**Working data**
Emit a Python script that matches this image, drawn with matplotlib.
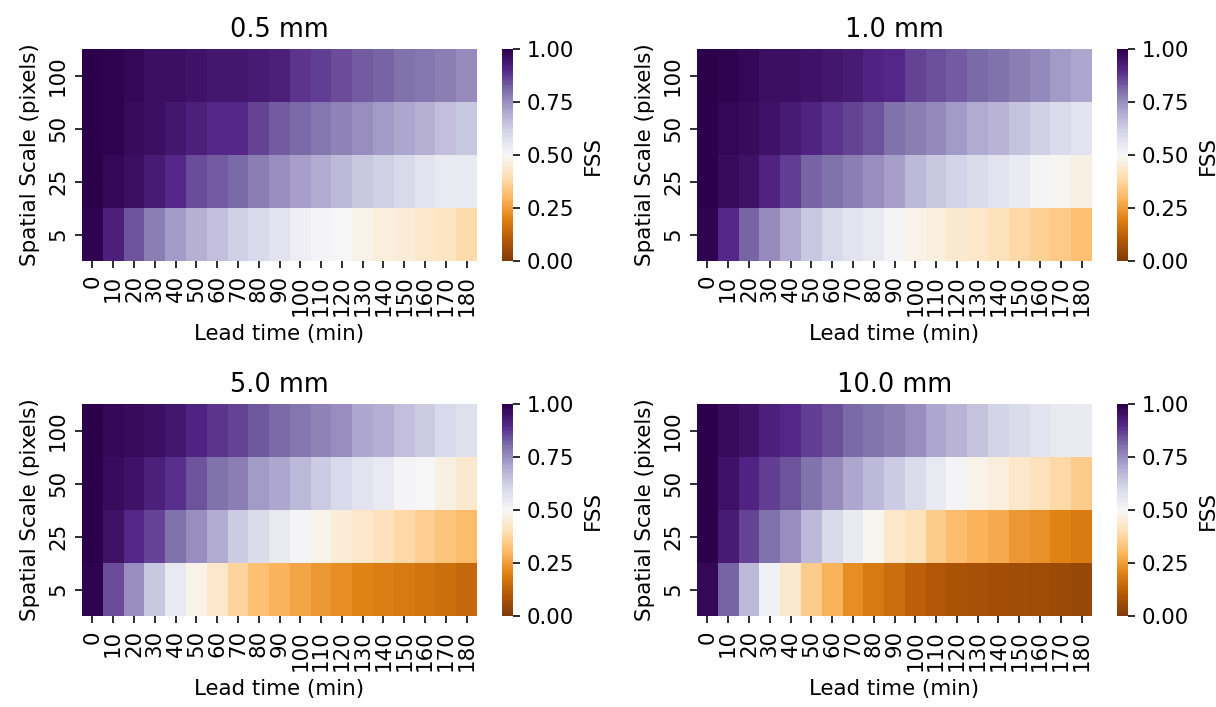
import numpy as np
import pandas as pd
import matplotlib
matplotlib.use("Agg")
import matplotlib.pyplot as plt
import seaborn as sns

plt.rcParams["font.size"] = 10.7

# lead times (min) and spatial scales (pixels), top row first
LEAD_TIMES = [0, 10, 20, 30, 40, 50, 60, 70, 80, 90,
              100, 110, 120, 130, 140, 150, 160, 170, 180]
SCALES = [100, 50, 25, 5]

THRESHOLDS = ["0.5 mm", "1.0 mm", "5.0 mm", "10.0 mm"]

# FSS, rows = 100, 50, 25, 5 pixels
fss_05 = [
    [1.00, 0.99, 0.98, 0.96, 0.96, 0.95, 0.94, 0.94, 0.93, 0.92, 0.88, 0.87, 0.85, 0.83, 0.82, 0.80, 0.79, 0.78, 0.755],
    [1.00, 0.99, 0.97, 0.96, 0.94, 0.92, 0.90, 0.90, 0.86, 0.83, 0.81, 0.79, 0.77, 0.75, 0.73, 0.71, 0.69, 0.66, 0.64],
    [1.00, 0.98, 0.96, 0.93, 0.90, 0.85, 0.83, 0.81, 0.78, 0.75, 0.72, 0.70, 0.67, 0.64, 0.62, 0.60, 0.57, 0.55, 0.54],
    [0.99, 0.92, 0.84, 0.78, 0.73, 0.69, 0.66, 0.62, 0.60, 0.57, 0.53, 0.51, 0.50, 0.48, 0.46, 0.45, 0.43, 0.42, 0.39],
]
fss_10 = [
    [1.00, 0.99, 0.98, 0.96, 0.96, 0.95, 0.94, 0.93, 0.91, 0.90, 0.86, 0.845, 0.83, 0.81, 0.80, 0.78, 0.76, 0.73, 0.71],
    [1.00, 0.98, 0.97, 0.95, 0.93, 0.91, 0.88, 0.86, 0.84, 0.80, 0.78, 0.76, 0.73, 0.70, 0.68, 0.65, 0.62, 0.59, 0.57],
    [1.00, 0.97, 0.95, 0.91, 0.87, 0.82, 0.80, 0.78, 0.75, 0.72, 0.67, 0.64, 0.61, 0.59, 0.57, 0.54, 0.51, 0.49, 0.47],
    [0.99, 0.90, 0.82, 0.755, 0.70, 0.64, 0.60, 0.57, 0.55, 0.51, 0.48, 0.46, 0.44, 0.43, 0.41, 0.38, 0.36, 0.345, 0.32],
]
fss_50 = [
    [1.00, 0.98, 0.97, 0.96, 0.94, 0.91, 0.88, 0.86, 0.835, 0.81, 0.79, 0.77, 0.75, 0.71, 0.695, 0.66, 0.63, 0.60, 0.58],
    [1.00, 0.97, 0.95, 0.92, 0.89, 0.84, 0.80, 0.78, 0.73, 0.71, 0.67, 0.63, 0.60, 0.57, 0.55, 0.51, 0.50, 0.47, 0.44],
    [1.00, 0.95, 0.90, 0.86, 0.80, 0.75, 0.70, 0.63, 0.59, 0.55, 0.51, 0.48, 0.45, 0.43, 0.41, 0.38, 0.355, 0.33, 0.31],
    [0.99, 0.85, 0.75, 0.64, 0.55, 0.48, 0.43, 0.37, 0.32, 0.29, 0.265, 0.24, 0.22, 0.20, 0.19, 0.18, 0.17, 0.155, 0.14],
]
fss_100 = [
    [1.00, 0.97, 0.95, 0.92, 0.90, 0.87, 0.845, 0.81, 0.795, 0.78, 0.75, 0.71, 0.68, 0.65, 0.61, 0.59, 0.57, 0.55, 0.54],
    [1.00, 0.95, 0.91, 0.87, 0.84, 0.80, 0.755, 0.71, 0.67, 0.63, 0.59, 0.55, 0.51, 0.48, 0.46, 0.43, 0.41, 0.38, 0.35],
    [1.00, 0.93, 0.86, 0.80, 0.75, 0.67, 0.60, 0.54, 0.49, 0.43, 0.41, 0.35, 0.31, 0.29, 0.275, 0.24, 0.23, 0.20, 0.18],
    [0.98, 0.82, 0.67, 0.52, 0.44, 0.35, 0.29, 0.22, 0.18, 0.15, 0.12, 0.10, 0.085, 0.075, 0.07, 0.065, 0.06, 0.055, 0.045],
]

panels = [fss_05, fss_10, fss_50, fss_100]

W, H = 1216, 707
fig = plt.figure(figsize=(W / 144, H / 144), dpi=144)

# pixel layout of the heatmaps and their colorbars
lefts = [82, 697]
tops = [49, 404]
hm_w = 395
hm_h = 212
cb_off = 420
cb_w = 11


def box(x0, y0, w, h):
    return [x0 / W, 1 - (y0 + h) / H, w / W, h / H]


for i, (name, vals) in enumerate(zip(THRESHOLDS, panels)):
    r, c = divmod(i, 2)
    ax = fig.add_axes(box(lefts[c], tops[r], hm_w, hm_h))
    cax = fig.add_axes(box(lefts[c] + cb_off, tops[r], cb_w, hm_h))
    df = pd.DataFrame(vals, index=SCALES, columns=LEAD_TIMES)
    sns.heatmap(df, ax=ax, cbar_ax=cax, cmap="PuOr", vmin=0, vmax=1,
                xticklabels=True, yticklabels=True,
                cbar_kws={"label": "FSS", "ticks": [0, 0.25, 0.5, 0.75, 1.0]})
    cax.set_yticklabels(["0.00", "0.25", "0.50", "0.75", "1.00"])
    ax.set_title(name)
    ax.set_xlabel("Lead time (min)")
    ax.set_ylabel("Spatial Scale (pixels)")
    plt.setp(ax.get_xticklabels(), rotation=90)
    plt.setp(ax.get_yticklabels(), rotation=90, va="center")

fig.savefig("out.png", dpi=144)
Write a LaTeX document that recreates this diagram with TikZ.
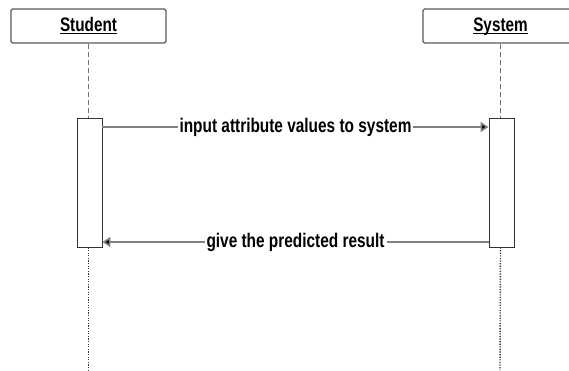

**What the exercise asks**
Without the pictures, print the records in full, exactly as they appear.

**Solution below**
Emit a Python script that matches this image, drawn with matplotlib.
import numpy as np
import pandas as pd
import matplotlib
matplotlib.use("Agg")
import matplotlib.pyplot as plt
import seaborn as sns

plt.rcParams["font.size"] = 10.7

# lead times (min) and spatial scales (pixels), top row first
LEAD_TIMES = [0, 10, 20, 30, 40, 50, 60, 70, 80, 90,
              100, 110, 120, 130, 140, 150, 160, 170, 180]
SCALES = [100, 50, 25, 5]

THRESHOLDS = ["0.5 mm", "1.0 mm", "5.0 mm", "10.0 mm"]

# FSS, rows = 100, 50, 25, 5 pixels
fss_05 = [
    [1.00, 0.99, 0.98, 0.96, 0.96, 0.95, 0.94, 0.94, 0.93, 0.92, 0.88, 0.87, 0.85, 0.83, 0.82, 0.80, 0.79, 0.78, 0.755],
    [1.00, 0.99, 0.97, 0.96, 0.94, 0.92, 0.90, 0.90, 0.86, 0.83, 0.81, 0.79, 0.77, 0.75, 0.73, 0.71, 0.69, 0.66, 0.64],
    [1.00, 0.98, 0.96, 0.93, 0.90, 0.85, 0.83, 0.81, 0.78, 0.75, 0.72, 0.70, 0.67, 0.64, 0.62, 0.60, 0.57, 0.55, 0.54],
    [0.99, 0.92, 0.84, 0.78, 0.73, 0.69, 0.66, 0.62, 0.60, 0.57, 0.53, 0.51, 0.50, 0.48, 0.46, 0.45, 0.43, 0.42, 0.39],
]
fss_10 = [
    [1.00, 0.99, 0.98, 0.96, 0.96, 0.95, 0.94, 0.93, 0.91, 0.90, 0.86, 0.845, 0.83, 0.81, 0.80, 0.78, 0.76, 0.73, 0.71],
    [1.00, 0.98, 0.97, 0.95, 0.93, 0.91, 0.88, 0.86, 0.84, 0.80, 0.78, 0.76, 0.73, 0.70, 0.68, 0.65, 0.62, 0.59, 0.57],
    [1.00, 0.97, 0.95, 0.91, 0.87, 0.82, 0.80, 0.78, 0.75, 0.72, 0.67, 0.64, 0.61, 0.59, 0.57, 0.54, 0.51, 0.49, 0.47],
    [0.99, 0.90, 0.82, 0.755, 0.70, 0.64, 0.60, 0.57, 0.55, 0.51, 0.48, 0.46, 0.44, 0.43, 0.41, 0.38, 0.36, 0.345, 0.32],
]
fss_50 = [
    [1.00, 0.98, 0.97, 0.96, 0.94, 0.91, 0.88, 0.86, 0.835, 0.81, 0.79, 0.77, 0.75, 0.71, 0.695, 0.66, 0.63, 0.60, 0.58],
    [1.00, 0.97, 0.95, 0.92, 0.89, 0.84, 0.80, 0.78, 0.73, 0.71, 0.67, 0.63, 0.60, 0.57, 0.55, 0.51, 0.50, 0.47, 0.44],
    [1.00, 0.95, 0.90, 0.86, 0.80, 0.75, 0.70, 0.63, 0.59, 0.55, 0.51, 0.48, 0.45, 0.43, 0.41, 0.38, 0.355, 0.33, 0.31],
    [0.99, 0.85, 0.75, 0.64, 0.55, 0.48, 0.43, 0.37, 0.32, 0.29, 0.265, 0.24, 0.22, 0.20, 0.19, 0.18, 0.17, 0.155, 0.14],
]
fss_100 = [
    [1.00, 0.97, 0.95, 0.92, 0.90, 0.87, 0.845, 0.81, 0.795, 0.78, 0.75, 0.71, 0.68, 0.65, 0.61, 0.59, 0.57, 0.55, 0.54],
    [1.00, 0.95, 0.91, 0.87, 0.84, 0.80, 0.755, 0.71, 0.67, 0.63, 0.59, 0.55, 0.51, 0.48, 0.46, 0.43, 0.41, 0.38, 0.35],
    [1.00, 0.93, 0.86, 0.80, 0.75, 0.67, 0.60, 0.54, 0.49, 0.43, 0.41, 0.35, 0.31, 0.29, 0.275, 0.24, 0.23, 0.20, 0.18],
    [0.98, 0.82, 0.67, 0.52, 0.44, 0.35, 0.29, 0.22, 0.18, 0.15, 0.12, 0.10, 0.085, 0.075, 0.07, 0.065, 0.06, 0.055, 0.045],
]

panels = [fss_05, fss_10, fss_50, fss_100]

W, H = 1216, 707
fig = plt.figure(figsize=(W / 144, H / 144), dpi=144)

# pixel layout of the heatmaps and their colorbars
lefts = [82, 697]
tops = [49, 404]
hm_w = 395
hm_h = 212
cb_off = 420
cb_w = 11


def box(x0, y0, w, h):
    return [x0 / W, 1 - (y0 + h) / H, w / W, h / H]


for i, (name, vals) in enumerate(zip(THRESHOLDS, panels)):
    r, c = divmod(i, 2)
    ax = fig.add_axes(box(lefts[c], tops[r], hm_w, hm_h))
    cax = fig.add_axes(box(lefts[c] + cb_off, tops[r], cb_w, hm_h))
    df = pd.DataFrame(vals, index=SCALES, columns=LEAD_TIMES)
    sns.heatmap(df, ax=ax, cbar_ax=cax, cmap="PuOr", vmin=0, vmax=1,
                xticklabels=True, yticklabels=True,
                cbar_kws={"label": "FSS", "ticks": [0, 0.25, 0.5, 0.75, 1.0]})
    cax.set_yticklabels(["0.00", "0.25", "0.50", "0.75", "1.00"])
    ax.set_title(name)
    ax.set_xlabel("Lead time (min)")
    ax.set_ylabel("Spatial Scale (pixels)")
    plt.setp(ax.get_xticklabels(), rotation=90)
    plt.setp(ax.get_yticklabels(), rotation=90, va="center")

fig.savefig("out.png", dpi=144)
Write a LaTeX document that recreates this diagram with TikZ.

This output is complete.